Canard Enchaîné, 20 janvier 2010
Luc Décygnes
Massenet: Werther, Paris, 14. Januar 2010 (Vorstellung vom 17.1.2010)
Les souffrances du jeune Werther
(Jeu de jonquilles)

"Les souffrances du jeune Werther" sont un petit roman épistolaire qui fit quelque bruit en Allemagne dans les années 70 – 1770, s'entend. L'auteur, Johann Wolfgang Goethe, n'avait que 24 ans quand il publia cet ouvrage. A sa parution, on compta des suicides en masse. Les jeunes gens portaient des gilets jonquille et allaient se griller la cervelle allégrement. On était entré de plain-pied dans le Sturm und Drang. Tempête et élan. Et M. Werther était devenu le héros de cette jeunesse aux nerfs à vif.

L'autre soir, à l'Opéra-Bastille où était affiché l'opéra que Jules Massenet avait tiré des déboires amoureux du jeune Allemand, ce n'est pas des coups de pistolet qu'on entendait mais de larges reniflements. Les dames étouffaient leur émotion dans leur mouchoir et les hommes essuyaient la buée de leurs lunettes. Faut dire que la représentation avait été exceptionnelle. Pour tout dire, à tous les rangs, on pissait de l'œil. On en pardonnait même à Massenet de s'être accroché à cette bonne Allemagne avec ses bocks de bière et ses prêches du dimanche. Mais tout cela est si finement ajusté par Benoît Jacquot, à qui l'on doit par ailleurs tant de curieux et beaux films comme "La Fausse Suivante" d'après la pièce de Marivaux, qu'on se laisse emporter dans cette tempête du sentiment. Les décors (Charles Edwards) sont élégants, sans chiqué, de même que les costumes (Christian Gasc). Le gilet jonquille est là. Auriez-vous imaginé un Werther sans son gilet ? Que serait Alceste sans ses rubans verts ? Le monde irait de travers.

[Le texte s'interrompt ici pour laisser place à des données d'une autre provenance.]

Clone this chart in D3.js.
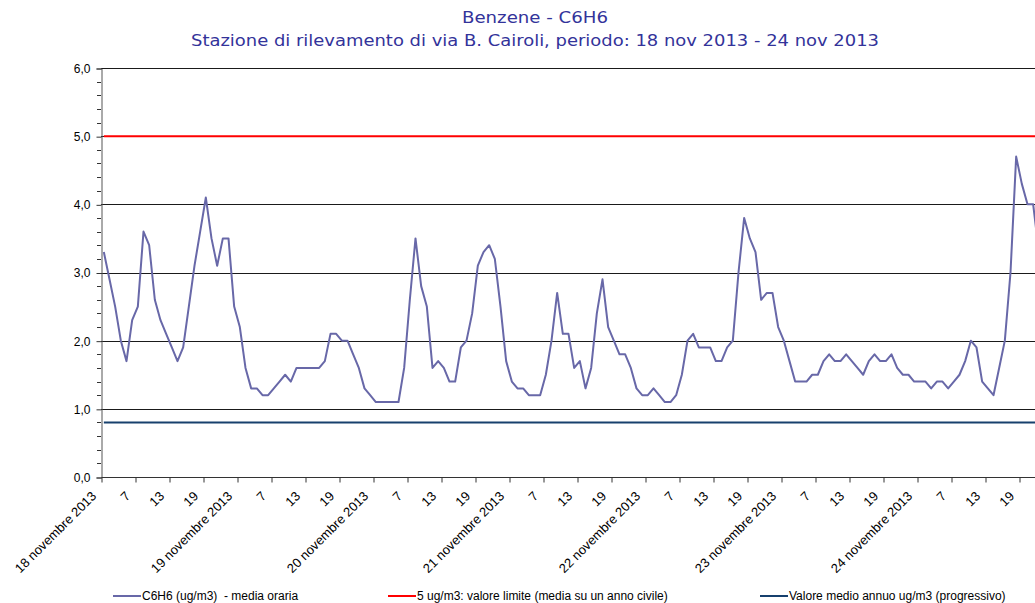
<!DOCTYPE html>
<html>
<head>
<meta charset="utf-8">
<script src="https://cdn.jsdelivr.net/npm/d3@7"></script>
<style>
  body { margin: 0; background: #fff; }
  svg { display: block; }
</style>
</head>
<body>
<script>
// hourly C6H6 averages (ug/m3), one array per day, hour 1..24
const day18 = [3.3, 2.9, 2.5, 2.0, 1.7, 2.3, 2.5, 3.6, 3.4, 2.6, 2.3, 2.1, 1.9, 1.7, 1.9, 2.5, 3.1, 3.6, 4.1, 3.5, 3.1, 3.5, 3.5, 2.5];
const day19 = [2.2, 1.6, 1.3, 1.3, 1.2, 1.2, 1.3, 1.4, 1.5, 1.4, 1.6, 1.6, 1.6, 1.6, 1.6, 1.7, 2.1, 2.1, 2.0, 2.0, 1.8, 1.6, 1.3, 1.2];
const day20 = [1.1, 1.1, 1.1, 1.1, 1.1, 1.6, 2.6, 3.5, 2.8, 2.5, 1.6, 1.7, 1.6, 1.4, 1.4, 1.9, 2.0, 2.4, 3.1, 3.3, 3.4, 3.2, 2.5, 1.7];
const day21 = [1.4, 1.3, 1.3, 1.2, 1.2, 1.2, 1.5, 2.0, 2.7, 2.1, 2.1, 1.6, 1.7, 1.3, 1.6, 2.4, 2.9, 2.2, 2.0, 1.8, 1.8, 1.6, 1.3, 1.2];
const day22 = [1.2, 1.3, 1.2, 1.1, 1.1, 1.2, 1.5, 2.0, 2.1, 1.9, 1.9, 1.9, 1.7, 1.7, 1.9, 2.0, 3.0, 3.8, 3.5, 3.3, 2.6, 2.7, 2.7, 2.2];
const day23 = [2.0, 1.7, 1.4, 1.4, 1.4, 1.5, 1.5, 1.7, 1.8, 1.7, 1.7, 1.8, 1.7, 1.6, 1.5, 1.7, 1.8, 1.7, 1.7, 1.8, 1.6, 1.5, 1.5, 1.4];
const day24 = [1.4, 1.4, 1.3, 1.4, 1.4, 1.3, 1.4, 1.5, 1.7, 2.0, 1.9, 1.4, 1.3, 1.2, 1.6, 2.0, 3.0, 4.7, 4.3, 4.0, 4.0, 3.3];

const hourly = [].concat(day18, day19, day20, day21, day22, day23, day24);

const limitValue = 5.0;     // valore limite
const annualMean = 0.8;     // valore medio annuo progressivo

const dayLabels = ["18 novembre 2013", "19 novembre 2013", "20 novembre 2013", "21 novembre 2013",
  "22 novembre 2013", "23 novembre 2013", "24 novembre 2013"];
const hourLabels = ["7", "13", "19"];
const yTicks = [0, 1, 2, 3, 4, 5, 6];

const titleLines = ["Benzene - C6H6",
  "Stazione di rilevamento di via B. Cairoli, periodo: 18 nov 2013 - 24 nov 2013"];
const legendItems = [
  { label: "C6H6 (ug/m3)  - media oraria", color: "#6868a8" },
  { label: "5 ug/m3: valore limite (media su un anno civile)", color: "#ff0000" },
  { label: "Valore medio annuo ug/m3 (progressivo)", color: "#17406d" }
];

const W = 1035, H = 603;
const nHours = dayLabels.length * 24;

const svg = d3.select("body").append("svg")
  .attr("width", W)
  .attr("height", H)
  .style("font-family", "'Liberation Sans', Arial, sans-serif");

svg.append("rect").attr("width", W).attr("height", H).attr("fill", "#fff");

const x = d3.scaleLinear().domain([0, nHours]).range([101, 1053]);
const y = d3.scaleLinear().domain([0, 6]).range([477, 68]);

// title
svg.selectAll("text.title")
  .data(titleLines)
  .join("text")
  .attr("class", "title")
  .attr("x", 535)
  .attr("y", (d, i) => i === 0 ? 23 : 46)
  .attr("text-anchor", "middle")
  .attr("fill", "#33339a")
  .style("font-family", "'DejaVu Sans', Verdana, sans-serif")
  .style("font-size", "16px")
  .attr("textLength", (d, i) => i === 0 ? 146 : 688)
  .attr("lengthAdjust", "spacingAndGlyphs")
  .text(d => d);

// gridlines
svg.append("g")
  .selectAll("line")
  .data(yTicks.filter(v => v > 0))
  .join("line")
  .attr("x1", x(0)).attr("x2", W)
  .attr("y1", d => Math.round(y(d)) + 0.5)
  .attr("y2", d => Math.round(y(d)) + 0.5)
  .attr("stroke", "#1a1a1a")
  .attr("stroke-width", 1);

// y axis
const yAxis = svg.append("g")
  .attr("transform", `translate(${x(0) + 0.5},0.5)`)
  .call(d3.axisLeft(y).tickValues(yTicks).tickSize(5).tickPadding(6)
    .tickFormat(d => d3.format(".1f")(d).replace(".", ",")));
yAxis.select(".domain").attr("stroke", "#555");
yAxis.selectAll(".tick line").attr("stroke", "#333");
yAxis.selectAll("text").style("font-size", "12px").attr("fill", "#000")
  .style("font-family", "'Liberation Sans', Arial, sans-serif");

// minor y ticks every 0.2
svg.append("g")
  .selectAll("line")
  .data(d3.range(1, 30).filter(k => k % 5 !== 0).map(k => k * 0.2))
  .join("line")
  .attr("x1", x(0) - 4).attr("x2", x(0))
  .attr("y1", d => Math.round(y(d)) + 0.5)
  .attr("y2", d => Math.round(y(d)) + 0.5)
  .attr("stroke", "#333");

// x axis
const tickIdx = d3.range(0, nHours, 6);
const tickText = tickIdx.map(i => (i % 24 === 0) ? dayLabels[i / 24] : hourLabels[(i % 24) / 6 - 1]);

const xAxis = svg.append("g")
  .attr("transform", `translate(0.5,${y(0) + 0.5})`)
  .call(d3.axisBottom(x).tickValues(tickIdx).tickSize(5).tickFormat(""));
xAxis.select(".domain").attr("stroke", "#333").attr("d", `M${x(0)},0H${W}`);
xAxis.selectAll(".tick line").attr("stroke", "#333");

svg.append("g")
  .selectAll("text")
  .data(tickIdx)
  .join("text")
  .attr("transform", d => `translate(${x(d) - 4},497) rotate(-45)`)
  .attr("text-anchor", "end")
  .style("font-size", "13px")
  .attr("fill", "#000")
  .text((d, i) => tickText[i]);

// reference lines
svg.append("line")
  .attr("x1", x(0.5)).attr("x2", x(nHours - 0.5))
  .attr("y1", y(limitValue)).attr("y2", y(limitValue))
  .attr("stroke", legendItems[1].color).attr("stroke-width", 2);

svg.append("line")
  .attr("x1", x(0.5)).attr("x2", x(nHours - 0.5))
  .attr("y1", y(annualMean)).attr("y2", y(annualMean))
  .attr("stroke", legendItems[2].color).attr("stroke-width", 2);

// hourly series
const line = d3.line()
  .x((d, i) => x(i + 0.5))
  .y(d => y(d));

svg.append("path")
  .datum(hourly)
  .attr("d", line)
  .attr("fill", "none")
  .attr("stroke", legendItems[0].color)
  .attr("stroke-width", 2)
  .attr("stroke-linejoin", "round");

// legend
const legendX = [113, 388, 760];
const lg = svg.append("g")
  .selectAll("g")
  .data(legendItems)
  .join("g")
  .attr("transform", (d, i) => `translate(${legendX[i]},596)`);
lg.append("line")
  .attr("x1", 0).attr("x2", 28)
  .attr("stroke", d => d.color).attr("stroke-width", 2);
lg.append("text")
  .attr("x", 29).attr("dy", "0.35em")
  .style("font-size", "12px")
  .style("white-space", "pre")
  .attr("fill", "#000")
  .text(d => d.label);
</script>
</body>
</html>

Pour les protagonistes, ils sont la perfection. La Charlotte de Sophie Koch est belle et pulpeuse comme sa voix. Ce qu'elle fait est profond. Elle se rend puis se reprend, elle se laisse manipuler par Albert. Elle comprend trop tard le piège qu'il lui a tendu avec les pistolets. Ludovic Tézier en Albert montre tout de suite qu'il est d'une tout autre nature. Son ample front prédispose à des bois. Jonas Kaufmann en Werther est tout simplement prodigieux. Il possède la morbidesse du personnage. Il chevauche la partition en transe. Il se détruit avec joie. Il est beau, élégant, et possède une des plus belles voix de ténor qu'on puisse entendre. Le Bailli d'Alain Vernhes est parfait, comme la Sophie d'Anne-Catherine Gillet. L'Orchestre de l'Opéra sonne magnifiquement. Quand au maestro Plasson, il règne sur cette partition dont il connaît les tours et les détours.